Когда Володя переводил то, что говорил немец, у Климова сжимались кулаки. Харитонов невозмутимо сидел в углу комнаты.
Володя оказался в затруднительном положении:
"Как переводить то, что говорил немец? Передавать ли только общий смысл или все подробности?"
Он предпочел передавать общий смысл. Так было легче. Он старался делать вид, что избрал этот прием, чтобы ускорить- допрос.
К удивлению Володи, Харитонов, неожиданно подняв голову, заметил:
— Надо переводить точнее!
Володя попытался переводить точнее, но, увы, это не получалось.
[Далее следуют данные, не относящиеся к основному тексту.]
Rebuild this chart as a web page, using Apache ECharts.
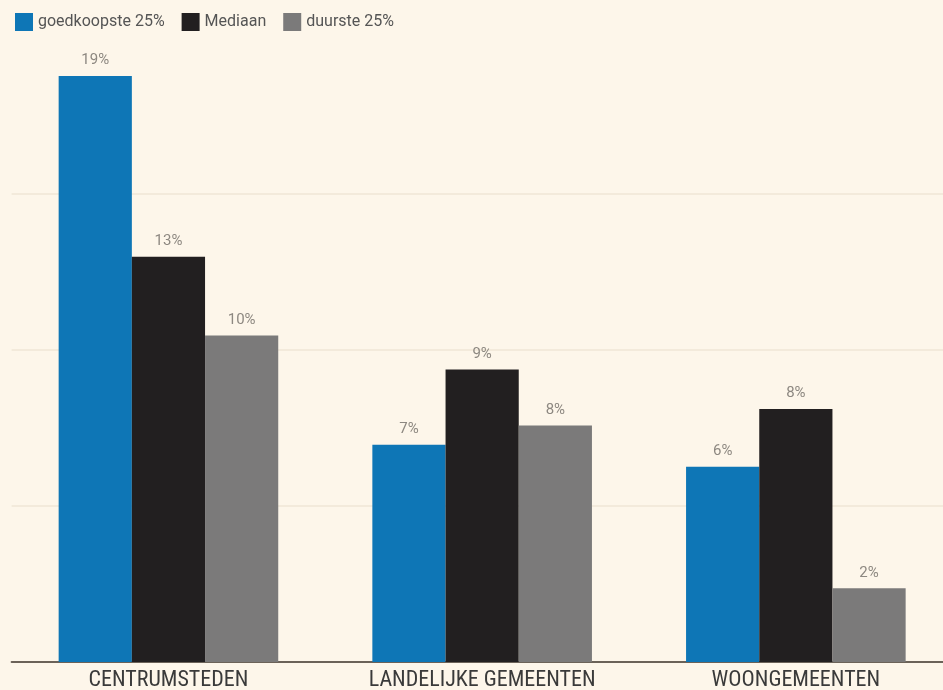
<!DOCTYPE html>
<html><head><meta charset="utf-8">
<script src="https://cdn.jsdelivr.net/npm/echarts@6/dist/echarts.min.js"></script>
<style>html,body{margin:0;padding:0;background:#fdf6ea;}#c{width:943px;height:690px;}</style>
</head><body><div id="c"></div>
<script>
const categories = ['CENTRUMSTEDEN', 'LANDELIJKE GEMEENTEN', 'WOONGEMEENTEN'];
const seriesNames = ['goedkoopste 25%', 'Mediaan', 'duurste 25%'];
const goedkoopste = [18.75, 6.95, 6.25];
const mediaan = [12.97, 9.36, 8.1];
const duurste = [10.45, 7.57, 2.36];
const colors = ['#0e76b6', '#221f20', '#7b7a7a'];

const chart = echarts.init(document.getElementById('c'));
const mk = (name, data, i) => ({
  name, type: 'bar', data, barGap: '0%', barCategoryGap: '30%',
  itemStyle: { color: colors[i] },
  label: { show: true, position: 'top', distance: 8, color: '#8d8881', fontSize: 15,
    fontFamily: 'Roboto, sans-serif', formatter: p => Math.round(p.value) + '%' }
});
chart.setOption({
  backgroundColor: '#fdf6ea',
  animation: false,
  legend: {
    left: 10, top: 8, itemWidth: 18, itemHeight: 18, itemGap: 17,
    icon: 'rect',
    textStyle: { color: '#555', fontSize: 16, fontFamily: 'Roboto, sans-serif' },
    data: seriesNames
  },
  grid: { left: 11.6, top: 37, right: -9.7, bottom: 28, containLabel: false, outerBoundsMode: 'none' },
  xAxis: {
    type: 'category', data: categories,
    axisLine: { lineStyle: { color: '#6b6258', width: 2 } },
    axisTick: { show: false },
    axisLabel: { color: '#3a3a3a', fontSize: 22, margin: 7, fontFamily: '"Liberation Sans Narrow", "Roboto Condensed", sans-serif' }
  },
  yAxis: {
    type: 'value', min: 0, max: 20, interval: 5,
    axisLabel: { show: false }, axisLine: { show: false }, axisTick: { show: false },
    splitLine: { show: true, showMinLine: false, showMaxLine: false, lineStyle: { color: '#efe6d6', width: 1.5 } }
  },
  series: [mk(seriesNames[0], goedkoopste, 0), mk(seriesNames[1], mediaan, 1), mk(seriesNames[2], duurste, 2)]
});
</script></body></html>
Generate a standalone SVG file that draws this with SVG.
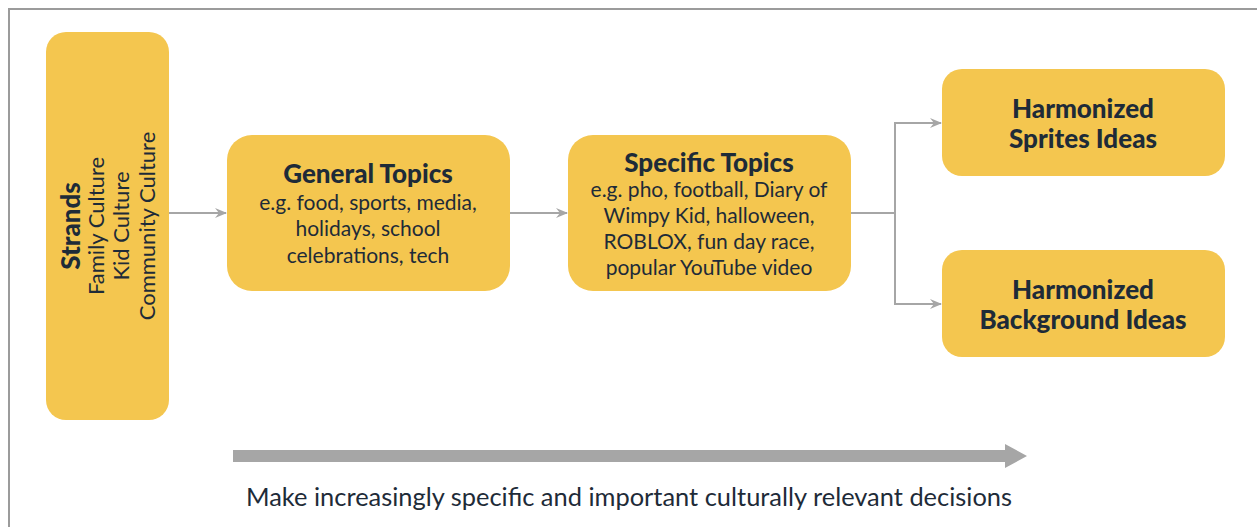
<svg xmlns="http://www.w3.org/2000/svg" width="1257" height="527" viewBox="0 0 1257 527">
  <style>
    .box { fill: #F4C64F; }
    .t { font-family: Lato, "Open Sans", sans-serif; fill: #1E2B38; text-anchor: middle; }
    .h { font-weight: 900; font-size: 26px; }
    .b { font-size: 21px; }
    .s { font-size: 22px; }
    .link { fill: none; stroke: #A6A6A6; stroke-width: 2; }
  </style>
  <defs>
    <marker id="arr" viewBox="0 0 12 10" refX="11" refY="5" markerWidth="12" markerHeight="10" markerUnits="userSpaceOnUse" orient="auto">
      <path d="M0,0 L12,5 L0,10 L4,5 Z" fill="#A6A6A6"/>
    </marker>
  </defs>
  <rect x="0" y="0" width="1257" height="527" fill="#ffffff"/>
  <!-- outer frame -->
  <path d="M9,527 L9,9 L1257,9" fill="none" stroke="#9B9B9B" stroke-width="2"/>

  <g id="strands">
    <rect class="box" x="46" y="32" width="123" height="388" rx="20"/>
    <g transform="translate(0,226) rotate(-90)">
      <text class="t h" x="0" y="80">Strands</text>
      <text class="t s" x="0" y="104">Family Culture</text>
      <text class="t s" x="0" y="129">Kid Culture</text>
      <text class="t s" x="0" y="155">Community Culture</text>
    </g>
  </g>

  <g id="general">
    <rect class="box" x="227" y="135" width="283" height="156" rx="25"/>
    <text class="t h" x="368" y="183">General Topics</text>
    <text class="t b" x="368" y="210">e.g. food, sports, media,</text>
    <text class="t b" x="368" y="236">holidays, school</text>
    <text class="t b" x="368" y="263">celebrations, tech</text>
  </g>

  <g id="specific">
    <rect class="box" x="568" y="135" width="283" height="156" rx="25"/>
    <text class="t h" x="709" y="172">Specific Topics</text>
    <text class="t b" x="709" y="197">e.g. pho, football, Diary of</text>
    <text class="t b" x="709" y="223">Wimpy Kid, halloween,</text>
    <text class="t b" x="709" y="249">ROBLOX, fun day race,</text>
    <text class="t b" x="709" y="275">popular YouTube  video</text>
  </g>

  <g id="sprites">
    <rect class="box" x="942" y="69" width="283" height="107" rx="20"/>
    <text class="t h" x="1083" y="118">Harmonized</text>
    <text class="t h" x="1083" y="148">Sprites Ideas</text>
  </g>

  <g id="background">
    <rect class="box" x="942" y="250" width="283" height="107" rx="20"/>
    <text class="t h" x="1083" y="299">Harmonized</text>
    <text class="t h" x="1083" y="329">Background Ideas</text>
  </g>

  <g id="connectors">
    <line class="link" x1="169" y1="213" x2="226" y2="213" marker-end="url(#arr)"/>
    <line class="link" x1="510" y1="213" x2="567" y2="213" marker-end="url(#arr)"/>
    <path class="link" d="M851,213 H895"/>
    <path class="link" d="M941,123 H895 V304 H941"/>
    <line class="link" x1="895" y1="123" x2="941" y2="123" marker-end="url(#arr)"/>
    <line class="link" x1="895" y1="304" x2="941" y2="304" marker-end="url(#arr)"/>
  </g>

  <g id="progress">
    <path d="M233,450 H1005 V444 L1027,456 L1005,468 V462 H233 Z" fill="#A6A6A6"/>
    <text class="t" x="629" y="506" font-size="25" textLength="766" lengthAdjust="spacingAndGlyphs">Make increasingly specific and important culturally relevant decisions</text>
  </g>
</svg>
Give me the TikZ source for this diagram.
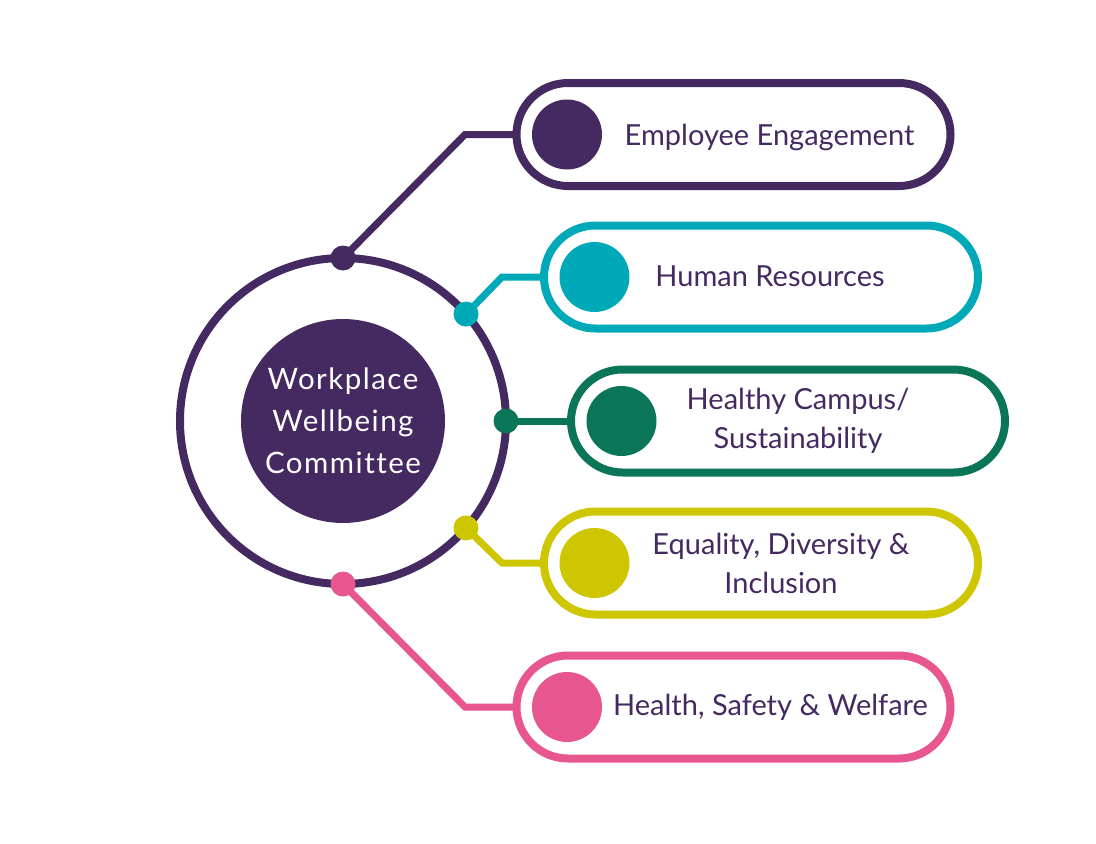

Харитонов с сожалением посмотрел на переводчика и, покачав головой, сам стал допрашивать пленного.
Володя долго не мог справиться с охватившим его смущением.
Особенно ему было тяжело встретить взгляд Климова. "А я-то думал, что ты и в самом деле хорошо знаешь их язык!" — казалось, говорил Климов, поглядывая на Володю.
Володя почувствовал себя лишним.
Но Харитонов не обращал на него внимания. И все как бы забыли о нем. Убедившись в этом, Володя справился с волнением и весь превратился в слух, уже не как участник разговора, а как наблюдатель.
Развязно-самодовольный тон пленного линял, чувство неуверенности и смутного страха овладевало им по мере того, как он убеждался, что разговор с ним теряет всякий интерес для русского генерала.
Харитонов зевнул, скучающе обвел глазами стены и потолок горницы.
"Я полагал, что ты хоть и враг, но умный, а ты просто дурак!" казалось, говорил его вид.
Когда Харитонов сделал движение встать, лицо пленного выразило испуг.
"Но что будет со мной, господин генерал? Что вы собираетесь со мной делать?" — прочел Володя затаенный вопрос.
Харитонов не приподнялся. Казалось, перед тем как прекратить этот разговор, он был готов еще раз выслушать обер-лейтенанта. Но разговор должен быть иной. Пленному, как видно, передалась эта мысль, и он снова заговорил.
Он вовсе не так глуп, как думает советский генерал. Он сведущ в некоторых важных проблемах этой войны. Он вовсе не командир танка. Он по образованию экономист, а по общественному положению коммерсант, «вженившийся» в небольшое предприятие своего тестя. На войну он поехал получить орден. Вот уже несколько месяцев он служит в штабе Клейста. Клейст представляет к наградам только участников боев. Вот почему умные люди один раз совершают поездку в бой.